— Start —

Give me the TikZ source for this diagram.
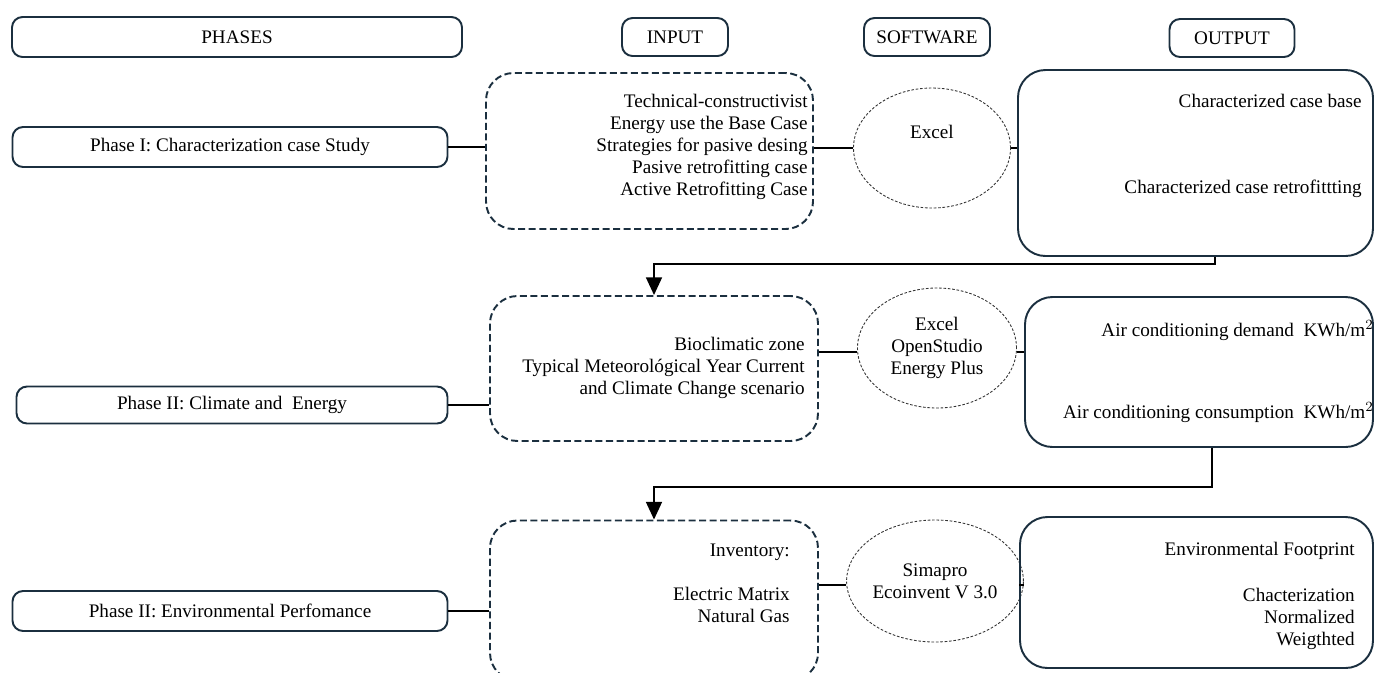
\documentclass[tikz,border=0pt]{standalone}
\usepackage{fontspec}
\setmainfont{Liberation Serif}
\usetikzlibrary{shapes,arrows.meta,positioning,calc}
\definecolor{navy}{HTML}{1B2F3F}
\newcommand{\boxfont}{\fontsize{10.9}{12.5}\selectfont}

\begin{document}
\begin{tikzpicture}[
    box/.style={draw=navy, line width=1.1pt, rectangle, rounded corners=6pt, minimum height=0.8cm, font=\boxfont},
    inbox/.style={draw=navy, line width=1.1pt, dash pattern=on 4pt off 2pt, rounded corners=0.55cm},
    outbox/.style={draw=navy, line width=1.1pt, rounded corners=0.55cm},
    soft/.style={draw=black!80, ellipse, dash pattern=on 1.5pt off 1pt, line width=0.5pt, inner sep=0pt, align=center, font=\boxfont},
    txt/.style={align=right, font=\boxfont, anchor=east, inner sep=0pt},
    link/.style={line width=1.1pt},
    arrow/.style={-{Triangle[width=9pt,length=10pt]}, line width=1.1pt}
]
\useasboundingbox (0,0) rectangle (27.5,-13.44);

% Headers
\node[box, minimum width=9cm] (phases) at (4.74,-0.74) {PHASES};
\node[box, minimum width=2.12cm, minimum height=0.76cm] (input) at (13.5,-0.74) {INPUT};
\node[box, minimum width=2.52cm, minimum height=0.76cm] (software) at (18.54,-0.74) {SOFTWARE};
\node[box, minimum width=2.5cm, minimum height=0.76cm] (output) at (24.64,-0.76) {OUTPUT};

% Phase I
\node[box, minimum width=8.7cm] (ph1) at (4.6,-2.94) {Phase I: Characterization case Study};
\node[inbox, minimum width=6.54cm, minimum height=3.12cm] (in1) at (12.99,-3.02) {};
\node[txt] (in1t) at (16.16,-2.94) {
    Technical-constructivist\\
    Energy use the Base Case\\
    Strategies for pasive desing\\
    Pasive retrofitting case\\
    Active Retrofitting Case
};
\node[soft, minimum width=3.14cm, minimum height=2.4cm] (sw1) at (18.64,-2.96) {Excel\\[6pt]};
\node[outbox, minimum width=7.1cm, minimum height=3.72cm] (out1) at (23.91,-3.26) {};
\node[txt] (out1t) at (27.24,-2.92) {
    Characterized case base\\[36pt]
    Characterized case retrofittting
};

% Phase II: climate
\node[box, minimum width=8.62cm, minimum height=0.74cm] (ph2) at (4.64,-8.1) {Phase II: Climate and\ \ Energy};
\node[inbox, minimum width=6.56cm, minimum height=2.9cm] (in2) at (13.08,-7.37) {};
\node[txt] (in2t) at (16.1,-7.36) {
    Bioclimatic zone\\
    Typical Meteorológical Year Current\\
    and Climate Change scenario
};
\node[soft, minimum width=3.18cm, minimum height=2.4cm] (sw2) at (18.74,-6.96) {Excel\\OpenStudio\\Energy Plus};
\node[outbox, minimum width=6.96cm, minimum height=3cm] (out2) at (23.98,-7.44) {};
\node[txt] (out2t) at (27.48,-7.43) {
    Air conditioning demand\ \ KWh/m$^2$\\[34.5pt]
    Air conditioning consumption\ \ KWh/m$^2$
};

% Phase II: environment
\node[box, minimum width=8.7cm] (ph3) at (4.6,-12.22) {Phase II: Environmental Perfomance};
\node[inbox, minimum width=6.56cm, minimum height=3.2cm] (in3) at (13.08,-12.01) {};
\node[txt] (in3t) at (15.8,-11.67) {
    Inventory:\\
    \\
    Electric Matrix\\
    Natural Gas
};
\node[soft, minimum width=3.08cm, minimum height=2.44cm] (sw3) at (18.7,-11.62) {Simapro\\Ecoinvent V 3.0};
\node[outbox, minimum width=7.06cm, minimum height=3.02cm] (out3) at (23.93,-11.85) {};
\node[txt] (out3t) at (27.1,-11.92) {
    Environmental Footprint\\[13.6pt]
    Chacterization\\
    Normalized\\
    Weigthted
};

% Links
\draw[link] (ph1.east) -- (ph1.east -| in1.west);
\draw[link] (sw1.west -| in1.east) -- (sw1.west);
\draw[link] (sw1.east) -- (sw1.east -| out1.west);
\draw[link] (ph2.east) -- (ph2.east -| in2.west);
\draw[link] ([yshift=-0.08cm]sw2.west -| in2.east) -- ([yshift=-0.08cm]sw2.west);
\draw[link] ([yshift=-0.08cm]sw2.east) -- ([yshift=-0.08cm]sw2.east -| out2.west);
\draw[link] (ph3.east) -- (ph3.east -| in3.west);
\draw[link] ([yshift=-0.08cm]sw3.west -| in3.east) -- ([yshift=-0.08cm]sw3.west);
\draw[link] ([yshift=-0.08cm]sw3.east) -- ([yshift=-0.08cm]sw3.east -| out3.west);

% Arrows
\coordinate (t1) at (24.3,-5.28);
\coordinate (t2) at (24.24,-9.74);
\draw[arrow] (out1.south -| t1) -- (t1) -| (in2.north);
\draw[arrow] (out2.south -| t2) -- (t2) -| (in3.north);

\end{tikzpicture}
\end{document}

— End —

### Your instructions
From the first line of the listing above, repeat every line through the one holding "minimum width=2.5cm, minimum". Both ends count, and pictures stay out.

### Correct result
Give me the TikZ source for this diagram.
\documentclass[tikz,border=0pt]{standalone}
\usepackage{fontspec}
\setmainfont{Liberation Serif}
\usetikzlibrary{shapes,arrows.meta,positioning,calc}
\definecolor{navy}{HTML}{1B2F3F}
\newcommand{\boxfont}{\fontsize{10.9}{12.5}\selectfont}

\begin{document}
\begin{tikzpicture}[
    box/.style={draw=navy, line width=1.1pt, rectangle, rounded corners=6pt, minimum height=0.8cm, font=\boxfont},
    inbox/.style={draw=navy, line width=1.1pt, dash pattern=on 4pt off 2pt, rounded corners=0.55cm},
    outbox/.style={draw=navy, line width=1.1pt, rounded corners=0.55cm},
    soft/.style={draw=black!80, ellipse, dash pattern=on 1.5pt off 1pt, line width=0.5pt, inner sep=0pt, align=center, font=\boxfont},
    txt/.style={align=right, font=\boxfont, anchor=east, inner sep=0pt},
    link/.style={line width=1.1pt},
    arrow/.style={-{Triangle[width=9pt,length=10pt]}, line width=1.1pt}
]
\useasboundingbox (0,0) rectangle (27.5,-13.44);

% Headers
\node[box, minimum width=9cm] (phases) at (4.74,-0.74) {PHASES};
\node[box, minimum width=2.12cm, minimum height=0.76cm] (input) at (13.5,-0.74) {INPUT};
\node[box, minimum width=2.52cm, minimum height=0.76cm] (software) at (18.54,-0.74) {SOFTWARE};
\node[box, minimum width=2.5cm, minimum height=0.76cm] (output) at (24.64,-0.76) {OUTPUT};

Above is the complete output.